Dataset rows:
═══
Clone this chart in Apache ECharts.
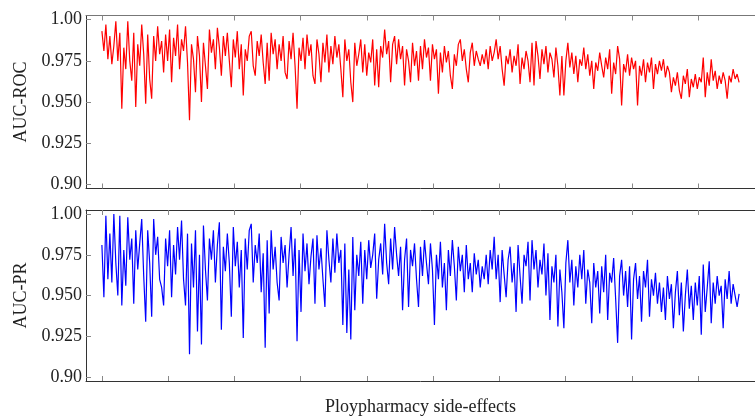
<!DOCTYPE html>
<html>
<head>
<meta charset="utf-8">
<script src="https://cdn.jsdelivr.net/npm/echarts@6/dist/echarts.min.js"></script>
<style>html,body{margin:0;padding:0;background:#fff}#c{width:755px;height:417px}</style>
</head>
<body>
<div id="c"></div>
<script>
// ---- data ----
const sideEffectCount = 963;
const xTicks = [0,100,200,300,400,500,600,700,800,900];
const yTicks = [0.9,0.925,0.95,0.975,1.0];
const yTickLabels = ["0.90","0.925","0.950","0.975","1.00"];
const topTitle = "AUC-ROC";
const bottomTitle = "AUC-PR";
const xTitle = "Ploypharmacy side-effects";

const aucRoc = [
0.993,0.981,0.997,0.976,0.990,0.973,0.984,0.999,0.975,0.992,0.946,0.983,0.970,0.999,0.975,0.963,0.992,0.947,0.985,0.972,0.997,0.979,0.949,0.991,0.964,0.952,0.990,0.975,0.996,0.979,0.987,0.968,0.991,
0.975,0.994,0.962,0.989,0.978,0.997,0.970,0.988,0.981,0.996,0.974,0.939,0.985,0.976,0.956,0.990,0.978,0.950,0.986,0.972,0.958,0.994,0.980,0.988,0.970,0.995,0.983,0.966,0.990,0.978,0.992,0.975,0.959,
0.988,0.977,0.993,0.970,0.985,0.954,0.982,0.975,0.990,0.993,0.972,0.966,0.987,0.978,0.991,0.974,0.961,0.986,0.963,0.992,0.979,0.988,0.970,0.985,0.975,0.990,0.968,0.964,0.987,0.976,0.992,0.972,0.946,
0.983,0.975,0.989,0.970,0.991,0.978,0.985,0.966,0.961,0.988,0.979,0.962,0.986,0.974,0.991,0.968,0.984,0.973,0.990,0.977,0.985,0.970,0.953,0.988,0.975,0.982,0.962,0.950,0.986,0.972,0.979,0.988,0.968,
0.985,0.966,0.980,0.974,0.988,0.960,0.982,0.959,0.984,0.977,0.994,0.979,0.987,0.962,0.985,0.990,0.973,0.988,0.976,0.984,0.960,0.982,0.975,0.962,0.986,0.972,0.981,0.963,0.984,0.970,0.988,0.977,0.983,0.963,
0.985,0.976,0.982,0.955,0.980,0.968,0.984,0.974,0.981,0.966,0.958,0.979,0.972,0.985,0.988,0.975,0.982,0.970,0.962,0.980,0.986,0.972,0.981,0.976,0.972,0.979,0.973,0.982,0.970,0.984,0.975,0.980,0.988,
0.976,0.984,0.970,0.960,0.978,0.973,0.982,0.968,0.978,0.972,0.985,0.961,0.977,0.970,0.981,0.975,0.962,0.986,0.960,0.987,0.978,0.964,0.982,0.973,0.984,0.968,0.980,0.976,0.965,0.983,0.972,0.954,0.978,
0.954,0.975,0.986,0.971,0.980,0.967,0.978,0.962,0.976,0.972,0.983,0.970,0.979,0.966,0.975,0.958,0.974,0.969,0.980,0.972,0.965,0.977,0.970,0.982,0.955,0.974,0.967,0.984,0.976,0.948,0.973,0.968,0.979,
0.966,0.977,0.970,0.975,0.948,0.972,0.966,0.976,0.962,0.974,0.968,0.977,0.958,0.973,0.967,0.975,0.969,0.976,0.965,0.972,0.968,0.956,0.965,0.960,0.968,0.957,0.952,0.966,0.961,0.970,0.953,0.964,0.959,
0.967,0.958,0.965,0.962,0.977,0.953,0.968,0.960,0.976,0.963,0.969,0.958,0.966,0.961,0.968,0.963,0.952,0.966,0.962,0.970,0.964,0.967,0.962
];

const aucPr = [
0.981,0.949,0.999,0.960,0.988,0.958,1.000,0.970,0.950,0.999,0.944,0.978,0.956,0.998,0.972,0.985,0.945,0.990,0.966,0.982,0.997,0.962,0.934,0.990,0.970,0.937,0.997,0.975,0.986,0.960,0.955,0.944,0.985,
0.968,0.990,0.949,0.981,0.963,0.992,0.972,0.996,0.960,0.944,0.988,0.914,0.982,0.955,0.990,0.928,0.975,0.920,0.993,0.966,0.947,0.985,0.972,0.990,0.958,0.981,0.995,0.929,0.980,0.965,0.988,0.970,0.937,
0.992,0.968,0.983,0.955,0.978,0.924,0.985,0.966,0.990,0.994,0.958,0.981,0.970,0.988,0.952,0.976,0.918,0.984,0.939,0.990,0.966,0.980,0.958,0.947,0.986,0.970,0.981,0.955,0.975,0.992,0.962,0.985,0.922,
0.978,0.940,0.988,0.965,0.982,0.957,0.974,0.985,0.945,0.987,0.966,0.979,0.960,0.943,0.990,0.972,0.958,0.985,0.964,0.988,0.970,0.978,0.932,0.982,0.927,0.966,0.923,0.986,0.941,0.975,0.962,0.983,0.945,
0.978,0.960,0.984,0.967,0.975,0.988,0.948,0.972,0.982,0.963,0.994,0.970,0.957,0.985,0.966,0.992,0.975,0.962,0.980,0.941,0.972,0.985,0.943,0.978,0.968,0.982,0.960,0.943,0.980,0.962,0.984,0.970,0.957,0.982,
0.966,0.932,0.975,0.960,0.983,0.955,0.970,0.941,0.978,0.962,0.984,0.968,0.947,0.980,0.965,0.975,0.952,0.981,0.960,0.970,0.952,0.976,0.963,0.972,0.955,0.968,0.960,0.975,0.957,0.978,0.966,0.986,0.960,
0.975,0.946,0.978,0.963,0.949,0.972,0.980,0.958,0.970,0.940,0.981,0.962,0.945,0.975,0.968,0.983,0.947,0.984,0.966,0.978,0.955,0.972,0.963,0.982,0.950,0.976,0.935,0.968,0.958,0.975,0.931,0.966,0.952,
0.930,0.970,0.984,0.958,0.972,0.944,0.968,0.955,0.975,0.960,0.978,0.945,0.966,0.958,0.933,0.970,0.955,0.965,0.939,0.968,0.952,0.975,0.935,0.964,0.958,0.973,0.948,0.921,0.962,0.972,0.950,0.965,0.943,
0.968,0.923,0.960,0.970,0.948,0.962,0.934,0.965,0.955,0.972,0.937,0.960,0.950,0.964,0.945,0.958,0.940,0.955,0.935,0.962,0.948,0.957,0.930,0.952,0.965,0.938,0.958,0.928,0.950,0.966,0.942,0.956,0.935,
0.958,0.944,0.962,0.926,0.969,0.940,0.955,0.971,0.933,0.958,0.945,0.962,0.950,0.956,0.930,0.960,0.948,0.965,0.945,0.957,0.950,0.943,0.951
];

// ---- build ----
function toPairs(vals){
  const step = (sideEffectCount - 1) / (vals.length - 1);
  return vals.map((v,i)=>[i*step, v]);
}

const FONT = 'Liberation Serif';
const TXT = '#222';
const FS = 18;
const X_MIN = -24, X_MAX = 986;
const Y_MIN = 0.8976, Y_MAX = 1.0025;
const grids = [
  {left:86, top:15.5, width:679, height:173},
  {left:86, top:210, width:679, height:173}
];

function xAxisPair(gi, withName){
  return [
    {
      type:'value', gridIndex:gi, position:'bottom', min:X_MIN, max:X_MAX,
      axisLine:{show:true, onZero:false, lineStyle:{color:'#333', width:1}},
      axisTick:{show:true, inside:true, length:5, customValues:xTicks, lineStyle:{color:'#888'}},
      axisLabel:{show:false}, splitLine:{show:false},
      name: withName ? xTitle : '', nameLocation:'middle', nameGap:17,
      nameTextStyle:{fontFamily:FONT, fontSize:FS, color:TXT}
    },
    {
      type:'value', gridIndex:gi, position:'top', min:X_MIN, max:X_MAX,
      axisLine:{show:true, onZero:false, lineStyle:{color: gi===0 ? '#777' : '#333', width:1}},
      axisTick:{show:true, inside:true, length:5, customValues:xTicks, lineStyle:{color:'#888'}},
      axisLabel:{show:false}, splitLine:{show:false}
    }
  ];
}
function yAxis(gi, title){
  return {
    type:'value', gridIndex:gi, position:'left', min:Y_MIN, max:Y_MAX,
    axisLine:{show:true, onZero:false, lineStyle:{color:'#333', width:1}},
    axisTick:{show:true, inside:true, length:5, customValues:yTicks, lineStyle:{color:'#888'}},
    axisLabel:{show:true, customValues:yTicks, margin:4, fontFamily:FONT, fontSize:FS, color:TXT,
      formatter:(v)=>{ const i = yTicks.findIndex(t=>Math.abs(t-v)<1e-6); return i>=0 ? yTickLabels[i] : ''; }},
    splitLine:{show:false},
    name:title, nameLocation:'middle', nameGap:56, nameRotate:90,
    nameTextStyle:{fontFamily:FONT, fontSize:FS, color:TXT}
  };
}

const chart = echarts.init(document.getElementById('c'), null, {renderer:'canvas'});
chart.setOption({
  animation:false,
  backgroundColor:'#fff',
  grid: grids,
  xAxis: [...xAxisPair(0,false), ...xAxisPair(1,true)],
  yAxis: [yAxis(0, topTitle), yAxis(1, bottomTitle)],
  series: [
    {type:'line', xAxisIndex:0, yAxisIndex:0, data:toPairs(aucRoc), showSymbol:false, symbol:'none',
     lineStyle:{color:'#ff0000', width:1.2}, clip:true},
    {type:'line', xAxisIndex:2, yAxisIndex:1, data:toPairs(aucPr), showSymbol:false, symbol:'none',
     lineStyle:{color:'#0000ff', width:1.2}, clip:true}
  ]
});
</script>
</body>
</html>
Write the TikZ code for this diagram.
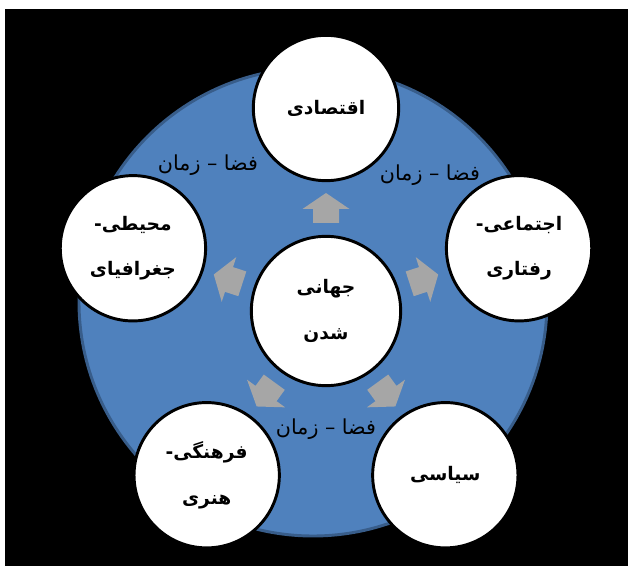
\documentclass[tikz,border=0pt]{standalone}
\usepackage{fontspec}
\newfontfamily\farsifont[Script=Arabic]{DejaVu Sans}
\TeXXeTstate=1
\usetikzlibrary{calc}
\definecolor{ringblue}{HTML}{4F81BD}
\definecolor{ringedge}{HTML}{385D8A}
\definecolor{spokegray}{HTML}{A6A6A6}

\begin{document}
\begin{tikzpicture}[
    x=0.75pt, y=0.75pt,
    topic/.style={draw, circle, line width=2.2pt, fill=white, minimum size=109pt, inner sep=0pt, align=center, font=\farsifont\bfseries\fontsize{14}{34}\selectfont},
    hubtopic/.style={topic, minimum size=112pt},
    spoke/.style={fill=spokegray},
    spacetime/.style={inner sep=0pt, font=\farsifont\fontsize{15.5}{16}\selectfont}
]
  % Background
  \useasboundingbox (0,0) rectangle (632,572);
  \fill[white] (0,0) rectangle (632,572);
  \fill[black] (5,6) rectangle (628,563);
  \node (ring) [circle, draw=ringedge, fill=ringblue, line width=2.2pt, minimum size=351pt] at (313,270) {};

  % Nodes
  \node (hub) [hubtopic] at (326,261) {\beginR جهانی\endR\\\beginR شدن\endR};

  % Arrows
  \foreach \ang in {90,18,306,234,162}
    \fill[spoke, shift={(hub.center)}, rotate=\ang]
      (88,-13) -- (102,-13) -- (102,-23.5) -- (118,0) -- (102,23.5) -- (102,13) -- (88,13) -- cycle;

  \node (econ) [topic] at ($(hub)+(90:203)$) {\beginR اقتصادی\endR};
  \node (social) [topic] at ($(hub)+(18:203)$) {\beginR اجتماعی-\endR\\\beginR رفتاری\endR};
  \node (politic) [topic] at ($(hub)+(306:203)$) {\beginR سیاسی\endR};
  \node (culture) [topic] at ($(hub)+(234:203)$) {\beginR فرهنگی-\endR\\\beginR هنری\endR};
  \node (environ) [topic] at ($(hub)+(162:203)$) {\beginR محیطی-\endR\\\beginR جغرافیای\endR};

  % Labels
  \node (st1) [spacetime] at (208,407) {\beginR فضا – زمان\endR};
  \node (st2) [spacetime] at (430,397) {\beginR فضا – زمان\endR};
  \node (st3) [spacetime] at (326,143) {\beginR فضا – زمان\endR};
\end{tikzpicture}
\end{document}
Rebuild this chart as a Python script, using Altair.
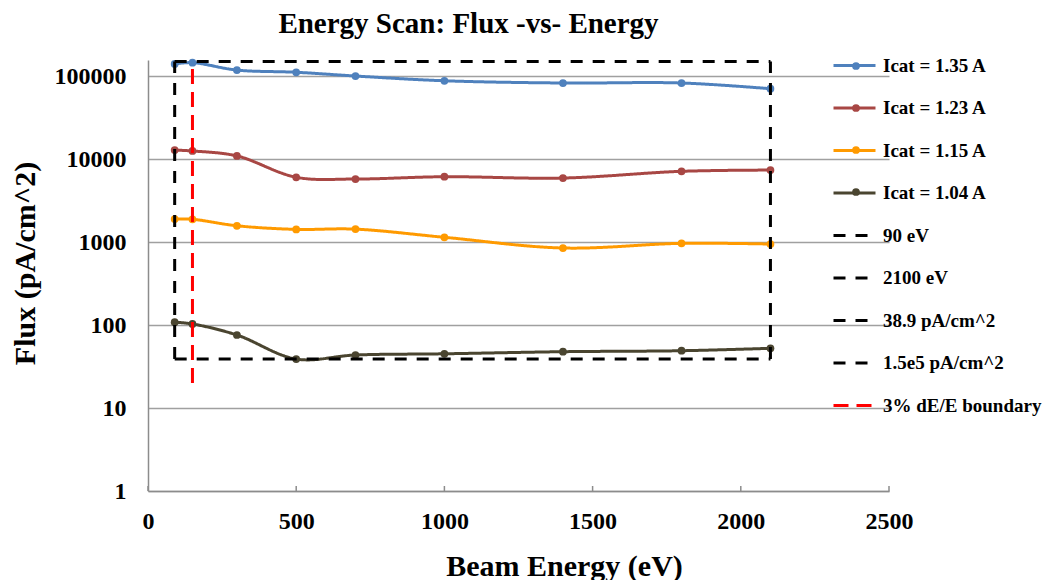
import altair as alt
import pandas as pd

# ---- data ----
energy = [90, 150, 300, 500, 700, 1000, 1400, 1800, 2100]
flux_135 = [140000, 145000, 118000, 111000, 100000, 87700, 82400, 82400, 70300]
flux_123 = [12800, 12500, 10900, 6030, 5740, 6120, 5900, 7110, 7360]
flux_115 = [1890, 1880, 1570, 1420, 1430, 1140, 847, 964, 946]
flux_104 = [108, 103, 75.8, 38.9, 43.5, 45, 47.7, 49, 52.4]

series_names = ["Icat = 1.35 A", "Icat = 1.23 A", "Icat = 1.15 A", "Icat = 1.04 A"]
ref_names = ["90 eV", "2100 eV", "38.9 pA/cm^2", "1.5e5 pA/cm^2", "3% dE/E boundary"]
ref_x = [90, 2100, 90, 90, 150]
ref_x2 = [90, 2100, 2100, 2100, 150]
ref_y = [38.9, 38.9, 38.9, 150000, 20]
ref_y2 = [150000, 150000, 38.9, 150000, 150000]

y_ticks = [1, 10, 100, 1000, 10000, 100000]
x_ticks = [0, 500, 1000, 1500, 2000, 2500]

all_names = series_names + ref_names
colors = ["#4F81BD", "#A84744", "#FF9A00", "#4A4530",
          "#000000", "#000000", "#000000", "#000000", "#FF0000"]
dashes = [[1, 0]] * 4 + [[12, 10]] * 4 + [[15, 8]]

rows = []
for name, vals in zip(series_names, [flux_135, flux_123, flux_115, flux_104]):
    for e, v in zip(energy, vals):
        rows.append({"energy": e, "flux": v, "series": name, "dot": name})
df = pd.DataFrame(rows)

ref_df = pd.DataFrame({"series": ref_names, "x": ref_x, "x2": ref_x2,
                       "y": ref_y, "y2": ref_y2})

tick_df = pd.DataFrame({"x": x_ticks, "y": [1] * len(x_ticks),
                        "y2": [1.149] * len(x_ticks)})

FONT = "Liberation Serif"

color_scale = alt.Scale(domain=all_names, range=colors)
dash_scale = alt.Scale(domain=all_names, range=dashes)
dot_scale = alt.Scale(domain=series_names, range=colors[:4])

x_scale = alt.Scale(domain=[0, 2500], nice=False)
y_scale = alt.Scale(type="log", domain=[1, 156000], nice=False)

legend = alt.Legend(
    title=None, orient="none", legendX=684, legendY=-17,
    symbolType="stroke", symbolSize=1764, symbolStrokeWidth=3,
    labelFont=FONT, labelFontSize=19, labelFontWeight="bold", labelColor="black",
    labelOffset=6, rowPadding=9.5, labelLimit=300,
)

dot_legend = alt.Legend(
    title=None, orient="none", legendX=704, legendY=2,
    symbolType="circle", symbolSize=60, symbolStrokeWidth=0,
    labelExpr="''", labelFontSize=1, rowPadding=34,
)

base = alt.Chart(df)

lines = base.mark_line(strokeWidth=3, interpolate="catmull-rom").encode(
    x=alt.X("energy:Q", scale=x_scale,
            axis=alt.Axis(title="Beam Energy (eV)", values=x_ticks, format="d",
                          grid=False, ticks=False, labelFlush=False,
                          labelPadding=18, titleX=416, titleY=75,
                          titleBaseline="middle", domainColor="#8C8C8C",
                          domainWidth=1.5)),
    y=alt.Y("flux:Q", scale=y_scale,
            axis=alt.Axis(title="Flux (pA/cm^2)", values=y_ticks, format="d",
                          grid=True, gridColor="#A0A0A0", gridWidth=1.5,
                          ticks=False, labelPadding=22, titleX=-123, titleY=203,
                          titleBaseline="middle", titleAngle=270,
                          domainColor="#8C8C8C", domainWidth=1.5)),
    color=alt.Color("series:N", scale=color_scale, legend=legend),
    strokeDash=alt.StrokeDash("series:N", scale=dash_scale, legend=legend),
)

points = base.mark_point(filled=True, size=60, opacity=1, strokeWidth=0).encode(
    x="energy:Q", y="flux:Q",
    fill=alt.Fill("dot:N", scale=dot_scale, legend=dot_legend),
)

ticks = alt.Chart(tick_df).mark_rule(color="#8C8C8C", strokeWidth=1.5).encode(
    x=alt.X("x:Q", scale=x_scale),
    y=alt.Y("y:Q", scale=y_scale),
    y2="y2:Q",
)

refs = alt.Chart(ref_df).mark_rule(strokeWidth=3).encode(
    x=alt.X("x:Q", scale=x_scale),
    x2="x2:Q",
    y=alt.Y("y:Q", scale=y_scale),
    y2="y2:Q",
    color=alt.Color("series:N", scale=color_scale, legend=legend),
    strokeDash=alt.StrokeDash("series:N", scale=dash_scale, legend=legend),
)

chart = alt.layer(lines, points, ticks, refs).properties(
    width=741, height=431,
    autosize=alt.AutoSizeParams(type="none"),
    padding={"left": 140, "top": 52, "right": 153, "bottom": 89},
    title=alt.TitleParams("Energy Scan: Flux -vs- Energy", font=FONT, fontSize=29,
                          fontWeight="bold", color="black", anchor="middle",
                          dx=-50, offset=4),
).configure_axis(
    labelFont=FONT, labelFontSize=24, labelFontWeight="bold", labelColor="black",
    titleFont=FONT, titleFontSize=30, titleFontWeight="bold", titleColor="black",
).configure_view(stroke=None)

chart.save("out.html", embed_options={"renderer": "svg", "actions": False})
═══
* **Task**: Omit the pictures. Extract exactly the lines that begin with the one holding "Write the TikZ code for this diagram." and end with the one holding "(88,-13) -- (102,-13)", inclusive.

* **Written solution**:
Write the TikZ code for this diagram.
\documentclass[tikz,border=0pt]{standalone}
\usepackage{fontspec}
\newfontfamily\farsifont[Script=Arabic]{DejaVu Sans}
\TeXXeTstate=1
\usetikzlibrary{calc}
\definecolor{ringblue}{HTML}{4F81BD}
\definecolor{ringedge}{HTML}{385D8A}
\definecolor{spokegray}{HTML}{A6A6A6}

\begin{document}
\begin{tikzpicture}[
    x=0.75pt, y=0.75pt,
    topic/.style={draw, circle, line width=2.2pt, fill=white, minimum size=109pt, inner sep=0pt, align=center, font=\farsifont\bfseries\fontsize{14}{34}\selectfont},
    hubtopic/.style={topic, minimum size=112pt},
    spoke/.style={fill=spokegray},
    spacetime/.style={inner sep=0pt, font=\farsifont\fontsize{15.5}{16}\selectfont}
]
  % Background
  \useasboundingbox (0,0) rectangle (632,572);
  \fill[white] (0,0) rectangle (632,572);
  \fill[black] (5,6) rectangle (628,563);
  \node (ring) [circle, draw=ringedge, fill=ringblue, line width=2.2pt, minimum size=351pt] at (313,270) {};

  % Nodes
  \node (hub) [hubtopic] at (326,261) {\beginR جهانی\endR\\\beginR شدن\endR};

  % Arrows
  \foreach \ang in {90,18,306,234,162}
    \fill[spoke, shift={(hub.center)}, rotate=\ang]
      (88,-13) -- (102,-13) -- (102,-23.5) -- (118,0) -- (102,23.5) -- (102,13) -- (88,13) -- cycle;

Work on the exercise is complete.